◆ EXERCISE INSTRUCTIONS ◆
Every line from the one holding "What matplotlib code" through the one holding "ax = fig.add_axes([0, 0, 1, 1])" should be returned exactly, both included; the pictures should not.

# # # # #

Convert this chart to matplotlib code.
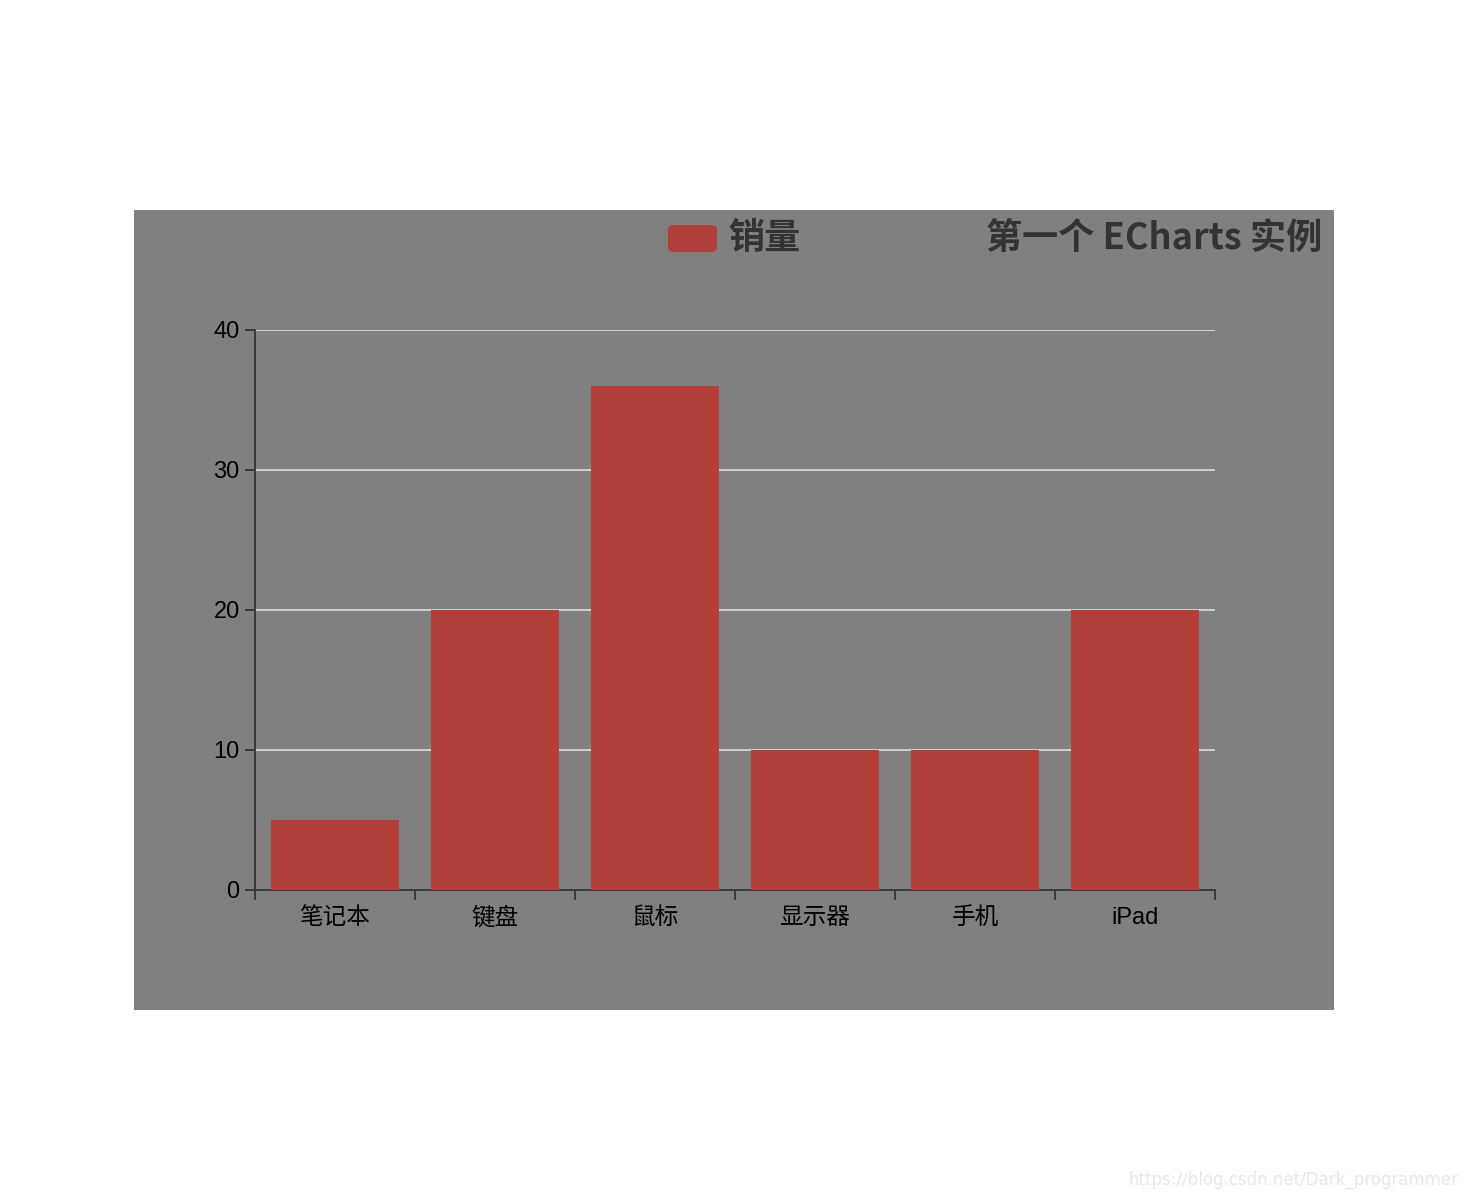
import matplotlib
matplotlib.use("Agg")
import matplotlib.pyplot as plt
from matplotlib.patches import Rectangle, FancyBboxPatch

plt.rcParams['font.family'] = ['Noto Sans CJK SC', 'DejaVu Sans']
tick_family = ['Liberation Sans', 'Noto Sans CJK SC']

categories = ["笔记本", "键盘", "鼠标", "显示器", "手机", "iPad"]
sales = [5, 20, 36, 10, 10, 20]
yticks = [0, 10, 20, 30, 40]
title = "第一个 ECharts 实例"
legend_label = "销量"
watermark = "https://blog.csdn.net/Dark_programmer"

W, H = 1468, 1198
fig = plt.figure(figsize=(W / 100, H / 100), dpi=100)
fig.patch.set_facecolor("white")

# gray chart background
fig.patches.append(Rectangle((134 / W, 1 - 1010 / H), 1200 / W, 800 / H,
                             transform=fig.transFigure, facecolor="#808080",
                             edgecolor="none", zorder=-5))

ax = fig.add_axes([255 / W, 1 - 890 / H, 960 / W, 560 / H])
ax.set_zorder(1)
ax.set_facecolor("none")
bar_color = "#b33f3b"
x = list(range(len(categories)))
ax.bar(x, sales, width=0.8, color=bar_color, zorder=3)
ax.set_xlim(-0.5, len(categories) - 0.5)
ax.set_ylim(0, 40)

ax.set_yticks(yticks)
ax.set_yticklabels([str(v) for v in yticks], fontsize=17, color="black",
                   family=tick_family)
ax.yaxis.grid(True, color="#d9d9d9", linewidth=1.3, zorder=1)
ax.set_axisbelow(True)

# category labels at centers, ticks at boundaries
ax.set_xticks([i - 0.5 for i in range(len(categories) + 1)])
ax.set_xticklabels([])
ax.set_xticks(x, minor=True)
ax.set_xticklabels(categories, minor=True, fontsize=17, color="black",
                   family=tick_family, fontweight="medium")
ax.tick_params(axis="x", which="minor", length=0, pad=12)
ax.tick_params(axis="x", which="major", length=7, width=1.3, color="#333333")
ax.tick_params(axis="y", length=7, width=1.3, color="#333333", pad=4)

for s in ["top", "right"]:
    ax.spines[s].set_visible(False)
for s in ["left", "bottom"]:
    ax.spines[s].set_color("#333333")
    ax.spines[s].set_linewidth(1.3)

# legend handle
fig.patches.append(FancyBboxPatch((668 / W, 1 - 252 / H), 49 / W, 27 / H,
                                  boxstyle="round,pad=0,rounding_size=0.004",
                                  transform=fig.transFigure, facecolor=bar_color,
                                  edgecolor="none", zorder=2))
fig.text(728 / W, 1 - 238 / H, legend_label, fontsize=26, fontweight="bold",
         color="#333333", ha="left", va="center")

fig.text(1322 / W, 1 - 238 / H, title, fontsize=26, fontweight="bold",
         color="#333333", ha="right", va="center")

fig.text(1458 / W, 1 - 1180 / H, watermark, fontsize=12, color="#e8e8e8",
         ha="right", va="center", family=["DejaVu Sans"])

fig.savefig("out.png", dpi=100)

# # # # #

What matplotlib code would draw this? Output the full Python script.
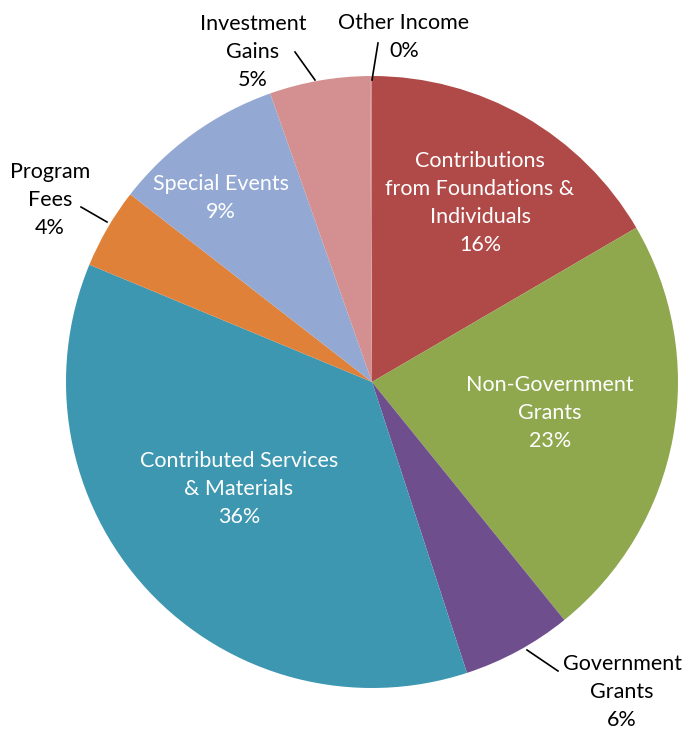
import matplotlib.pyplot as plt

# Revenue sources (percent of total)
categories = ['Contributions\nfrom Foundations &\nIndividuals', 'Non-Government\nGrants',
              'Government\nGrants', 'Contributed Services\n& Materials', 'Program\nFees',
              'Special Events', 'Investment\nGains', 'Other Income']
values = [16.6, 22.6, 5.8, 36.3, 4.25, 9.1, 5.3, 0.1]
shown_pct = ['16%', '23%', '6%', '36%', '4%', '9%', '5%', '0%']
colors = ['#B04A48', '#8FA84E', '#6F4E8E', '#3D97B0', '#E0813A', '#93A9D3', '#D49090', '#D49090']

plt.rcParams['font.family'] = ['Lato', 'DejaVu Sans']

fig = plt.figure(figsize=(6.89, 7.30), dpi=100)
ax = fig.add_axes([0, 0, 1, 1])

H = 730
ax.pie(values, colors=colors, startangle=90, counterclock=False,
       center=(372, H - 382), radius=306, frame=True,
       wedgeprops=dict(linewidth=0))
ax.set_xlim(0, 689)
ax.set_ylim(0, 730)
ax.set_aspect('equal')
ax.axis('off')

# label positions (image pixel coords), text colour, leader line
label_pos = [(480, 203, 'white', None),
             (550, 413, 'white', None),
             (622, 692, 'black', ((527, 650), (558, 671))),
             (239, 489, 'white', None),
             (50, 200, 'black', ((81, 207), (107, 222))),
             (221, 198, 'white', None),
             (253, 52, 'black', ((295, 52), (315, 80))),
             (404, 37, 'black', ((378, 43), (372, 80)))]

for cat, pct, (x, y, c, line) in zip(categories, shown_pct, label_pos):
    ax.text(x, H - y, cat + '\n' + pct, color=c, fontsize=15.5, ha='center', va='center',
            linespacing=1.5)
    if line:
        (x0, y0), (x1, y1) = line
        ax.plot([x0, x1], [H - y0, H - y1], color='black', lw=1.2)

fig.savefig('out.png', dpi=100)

# # # # #

◆ ANSWER FOR THIS EXERCISE ◆
What matplotlib code would draw this? Output the full Python script.
import matplotlib.pyplot as plt

# Revenue sources (percent of total)
categories = ['Contributions\nfrom Foundations &\nIndividuals', 'Non-Government\nGrants',
              'Government\nGrants', 'Contributed Services\n& Materials', 'Program\nFees',
              'Special Events', 'Investment\nGains', 'Other Income']
values = [16.6, 22.6, 5.8, 36.3, 4.25, 9.1, 5.3, 0.1]
shown_pct = ['16%', '23%', '6%', '36%', '4%', '9%', '5%', '0%']
colors = ['#B04A48', '#8FA84E', '#6F4E8E', '#3D97B0', '#E0813A', '#93A9D3', '#D49090', '#D49090']

plt.rcParams['font.family'] = ['Lato', 'DejaVu Sans']

fig = plt.figure(figsize=(6.89, 7.30), dpi=100)
ax = fig.add_axes([0, 0, 1, 1])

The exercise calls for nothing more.